Abstract

Demyelination is a pathological feature that is characteristic of many diseases of the central nervous system (CNS) including multiple sclerosis (MS), sub‐acute sclerosing panencephalomyelitis (SSPE), metachromatic leukodystrophy and Pelizaeus‐Merzbacher disease. While demyelination is a pathological end‐point that is common to all of these diseases, the cellular and molecular mechanisms responsible for this pathology are very different. These range from genetic defects that affect lipid metabolism in the leukodystrophies, cytopathic effects of viral infection in SSPE to the action of immunological effector mechanisms in MS and the viral encephalopathies.

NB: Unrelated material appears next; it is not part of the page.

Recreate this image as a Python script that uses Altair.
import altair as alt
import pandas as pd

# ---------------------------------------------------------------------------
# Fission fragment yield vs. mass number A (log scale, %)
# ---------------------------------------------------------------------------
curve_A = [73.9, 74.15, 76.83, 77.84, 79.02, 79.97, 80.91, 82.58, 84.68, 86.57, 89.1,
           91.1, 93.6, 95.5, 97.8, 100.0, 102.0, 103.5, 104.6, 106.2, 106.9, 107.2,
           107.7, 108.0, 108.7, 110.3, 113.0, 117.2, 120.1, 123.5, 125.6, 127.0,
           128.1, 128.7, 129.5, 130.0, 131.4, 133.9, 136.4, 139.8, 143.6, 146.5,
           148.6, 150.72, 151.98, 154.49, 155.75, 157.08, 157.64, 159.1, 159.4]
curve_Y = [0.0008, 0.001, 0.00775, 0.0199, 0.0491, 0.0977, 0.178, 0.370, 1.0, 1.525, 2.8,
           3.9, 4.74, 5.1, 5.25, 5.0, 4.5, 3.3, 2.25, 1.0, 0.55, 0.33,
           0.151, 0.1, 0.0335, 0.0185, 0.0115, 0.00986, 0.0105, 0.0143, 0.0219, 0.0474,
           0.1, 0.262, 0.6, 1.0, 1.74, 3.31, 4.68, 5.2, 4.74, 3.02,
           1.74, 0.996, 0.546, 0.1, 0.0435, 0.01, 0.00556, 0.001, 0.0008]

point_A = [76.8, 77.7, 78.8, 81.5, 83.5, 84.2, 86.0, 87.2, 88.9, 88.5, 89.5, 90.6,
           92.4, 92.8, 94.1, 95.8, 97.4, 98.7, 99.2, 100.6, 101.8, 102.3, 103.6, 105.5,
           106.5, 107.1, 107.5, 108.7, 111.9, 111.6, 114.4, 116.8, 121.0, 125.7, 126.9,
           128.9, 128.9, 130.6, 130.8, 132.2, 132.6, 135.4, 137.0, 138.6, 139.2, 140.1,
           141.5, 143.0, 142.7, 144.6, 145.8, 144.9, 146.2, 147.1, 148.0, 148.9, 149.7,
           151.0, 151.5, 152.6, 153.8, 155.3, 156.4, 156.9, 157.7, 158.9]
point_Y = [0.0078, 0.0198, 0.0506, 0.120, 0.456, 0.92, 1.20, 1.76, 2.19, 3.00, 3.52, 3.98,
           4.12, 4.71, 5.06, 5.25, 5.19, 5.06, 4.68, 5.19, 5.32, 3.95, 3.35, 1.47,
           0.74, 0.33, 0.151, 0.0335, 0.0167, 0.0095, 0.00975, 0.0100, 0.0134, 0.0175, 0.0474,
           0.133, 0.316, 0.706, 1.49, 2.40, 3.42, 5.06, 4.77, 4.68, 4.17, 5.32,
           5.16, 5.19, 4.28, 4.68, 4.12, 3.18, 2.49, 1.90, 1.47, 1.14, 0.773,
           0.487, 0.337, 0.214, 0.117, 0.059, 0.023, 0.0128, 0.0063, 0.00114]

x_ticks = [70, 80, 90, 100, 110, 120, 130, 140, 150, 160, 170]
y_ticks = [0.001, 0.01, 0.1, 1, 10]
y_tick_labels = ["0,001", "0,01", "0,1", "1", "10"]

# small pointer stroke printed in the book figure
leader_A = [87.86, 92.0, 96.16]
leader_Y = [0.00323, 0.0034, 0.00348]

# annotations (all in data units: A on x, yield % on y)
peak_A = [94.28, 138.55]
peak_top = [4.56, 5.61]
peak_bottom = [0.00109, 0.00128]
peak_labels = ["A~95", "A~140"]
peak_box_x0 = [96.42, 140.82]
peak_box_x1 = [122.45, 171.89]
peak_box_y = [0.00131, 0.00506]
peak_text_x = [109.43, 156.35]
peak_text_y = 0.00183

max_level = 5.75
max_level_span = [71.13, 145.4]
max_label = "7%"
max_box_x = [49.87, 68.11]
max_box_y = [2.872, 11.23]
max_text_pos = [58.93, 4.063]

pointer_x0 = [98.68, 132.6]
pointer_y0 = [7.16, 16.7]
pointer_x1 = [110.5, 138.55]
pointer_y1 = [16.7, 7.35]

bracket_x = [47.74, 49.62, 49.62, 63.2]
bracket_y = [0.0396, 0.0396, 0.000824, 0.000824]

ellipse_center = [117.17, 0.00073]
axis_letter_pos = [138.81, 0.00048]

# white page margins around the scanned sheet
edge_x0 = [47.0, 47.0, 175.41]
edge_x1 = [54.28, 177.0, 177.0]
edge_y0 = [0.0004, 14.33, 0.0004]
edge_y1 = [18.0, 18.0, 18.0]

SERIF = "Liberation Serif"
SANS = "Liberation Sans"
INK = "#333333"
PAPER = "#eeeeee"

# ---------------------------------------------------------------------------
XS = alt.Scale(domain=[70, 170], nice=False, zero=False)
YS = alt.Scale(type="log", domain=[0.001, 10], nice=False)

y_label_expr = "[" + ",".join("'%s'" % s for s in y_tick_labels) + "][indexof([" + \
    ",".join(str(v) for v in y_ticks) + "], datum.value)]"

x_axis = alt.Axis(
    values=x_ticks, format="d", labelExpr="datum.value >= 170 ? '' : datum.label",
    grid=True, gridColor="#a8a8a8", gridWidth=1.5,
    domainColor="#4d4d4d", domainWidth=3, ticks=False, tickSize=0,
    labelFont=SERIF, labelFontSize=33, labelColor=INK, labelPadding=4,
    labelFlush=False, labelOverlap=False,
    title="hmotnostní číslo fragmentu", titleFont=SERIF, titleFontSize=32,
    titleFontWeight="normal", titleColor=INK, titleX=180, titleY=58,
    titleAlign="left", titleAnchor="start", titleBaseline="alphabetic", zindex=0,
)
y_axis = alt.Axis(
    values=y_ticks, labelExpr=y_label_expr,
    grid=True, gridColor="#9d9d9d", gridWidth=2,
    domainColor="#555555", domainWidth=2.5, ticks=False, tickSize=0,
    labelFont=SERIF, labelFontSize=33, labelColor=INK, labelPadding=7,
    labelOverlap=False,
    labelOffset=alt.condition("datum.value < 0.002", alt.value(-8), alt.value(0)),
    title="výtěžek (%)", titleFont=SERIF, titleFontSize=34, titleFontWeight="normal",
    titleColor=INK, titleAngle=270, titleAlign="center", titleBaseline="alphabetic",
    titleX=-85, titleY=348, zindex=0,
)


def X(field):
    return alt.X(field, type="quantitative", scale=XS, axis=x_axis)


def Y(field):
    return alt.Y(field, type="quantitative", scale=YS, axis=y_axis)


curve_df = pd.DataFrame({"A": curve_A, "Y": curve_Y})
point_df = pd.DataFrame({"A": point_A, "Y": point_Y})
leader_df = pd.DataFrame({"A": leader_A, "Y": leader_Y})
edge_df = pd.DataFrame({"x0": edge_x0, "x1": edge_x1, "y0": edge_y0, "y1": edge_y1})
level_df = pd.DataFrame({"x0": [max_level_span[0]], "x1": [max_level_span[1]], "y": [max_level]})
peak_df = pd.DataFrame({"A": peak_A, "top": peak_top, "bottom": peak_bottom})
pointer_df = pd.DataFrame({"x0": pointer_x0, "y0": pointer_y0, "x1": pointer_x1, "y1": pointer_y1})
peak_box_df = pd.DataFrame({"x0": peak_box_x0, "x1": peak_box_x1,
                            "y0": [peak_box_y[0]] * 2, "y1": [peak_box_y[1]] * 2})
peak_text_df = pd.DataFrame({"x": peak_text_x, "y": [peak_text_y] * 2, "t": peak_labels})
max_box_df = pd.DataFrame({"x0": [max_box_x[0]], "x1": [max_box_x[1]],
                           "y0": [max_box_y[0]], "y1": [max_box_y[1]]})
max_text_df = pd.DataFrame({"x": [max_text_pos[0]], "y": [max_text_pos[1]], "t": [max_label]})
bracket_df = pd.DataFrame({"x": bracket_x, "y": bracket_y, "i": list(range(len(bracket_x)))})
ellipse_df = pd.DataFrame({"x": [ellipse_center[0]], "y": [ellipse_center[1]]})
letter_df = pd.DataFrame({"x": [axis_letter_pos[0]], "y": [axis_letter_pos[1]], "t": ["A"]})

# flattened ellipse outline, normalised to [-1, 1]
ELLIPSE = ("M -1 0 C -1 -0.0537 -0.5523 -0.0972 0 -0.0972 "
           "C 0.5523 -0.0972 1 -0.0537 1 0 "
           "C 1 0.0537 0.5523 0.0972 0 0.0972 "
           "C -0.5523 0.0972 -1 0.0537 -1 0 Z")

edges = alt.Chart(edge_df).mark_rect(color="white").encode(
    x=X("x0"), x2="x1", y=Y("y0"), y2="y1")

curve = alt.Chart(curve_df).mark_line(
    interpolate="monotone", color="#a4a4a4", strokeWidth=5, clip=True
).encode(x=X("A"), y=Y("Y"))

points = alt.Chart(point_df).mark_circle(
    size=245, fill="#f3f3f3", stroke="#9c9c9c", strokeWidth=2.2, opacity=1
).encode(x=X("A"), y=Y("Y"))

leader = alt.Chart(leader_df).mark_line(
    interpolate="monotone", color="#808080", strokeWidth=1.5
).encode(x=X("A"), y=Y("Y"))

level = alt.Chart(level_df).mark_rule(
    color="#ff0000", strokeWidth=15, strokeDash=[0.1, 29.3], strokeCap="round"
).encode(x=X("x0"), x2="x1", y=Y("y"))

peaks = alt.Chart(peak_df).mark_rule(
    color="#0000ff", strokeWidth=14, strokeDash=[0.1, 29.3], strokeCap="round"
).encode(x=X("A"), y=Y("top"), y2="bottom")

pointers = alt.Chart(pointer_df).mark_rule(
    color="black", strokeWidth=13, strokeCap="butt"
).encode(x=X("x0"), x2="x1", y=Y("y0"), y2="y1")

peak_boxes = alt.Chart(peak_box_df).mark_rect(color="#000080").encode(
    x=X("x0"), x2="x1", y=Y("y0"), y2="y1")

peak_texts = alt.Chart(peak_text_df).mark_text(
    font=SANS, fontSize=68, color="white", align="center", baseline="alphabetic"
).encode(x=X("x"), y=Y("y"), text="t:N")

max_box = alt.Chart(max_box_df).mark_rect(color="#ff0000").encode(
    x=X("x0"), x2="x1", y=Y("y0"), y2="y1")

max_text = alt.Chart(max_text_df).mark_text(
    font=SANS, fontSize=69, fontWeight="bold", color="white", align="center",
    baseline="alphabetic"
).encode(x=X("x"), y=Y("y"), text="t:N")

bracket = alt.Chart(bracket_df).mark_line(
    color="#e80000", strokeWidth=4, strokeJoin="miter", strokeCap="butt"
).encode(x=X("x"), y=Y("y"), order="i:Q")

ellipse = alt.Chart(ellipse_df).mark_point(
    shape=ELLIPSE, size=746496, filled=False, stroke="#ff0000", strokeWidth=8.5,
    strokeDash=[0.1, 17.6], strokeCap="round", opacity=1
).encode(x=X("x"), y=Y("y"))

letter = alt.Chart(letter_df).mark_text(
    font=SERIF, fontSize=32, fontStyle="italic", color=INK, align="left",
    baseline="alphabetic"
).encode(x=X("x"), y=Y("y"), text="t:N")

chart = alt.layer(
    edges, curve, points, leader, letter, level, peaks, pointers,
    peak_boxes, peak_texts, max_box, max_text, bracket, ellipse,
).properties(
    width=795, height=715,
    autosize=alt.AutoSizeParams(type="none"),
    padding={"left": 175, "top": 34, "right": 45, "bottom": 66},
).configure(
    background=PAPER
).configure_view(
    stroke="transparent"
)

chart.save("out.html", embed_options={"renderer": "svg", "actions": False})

Irrespective of the initial cause of myelin degradation, many of these disorders are associated with some degree of CNS inflammation, as indicated by the local activation of microglia, recruitment of macrophages or the intrathecal synthesis of immunoglobulin. Many of these phenomena are now being duplicated in animal models, providing not only new insights into the pathogenesis of human demyelinating diseases, but also unexpected interrelationships between the immune response in the CNS and the pathogenesis of diseases such as Alzheimers disease and HIV encephalopathy. Autoimmune mediated models of inflammatory demyelinating CNS disease have proved particularly valuable in this respect as they allow the effects of defined immune effector mechanisms to be studied in the absence of CNS infection.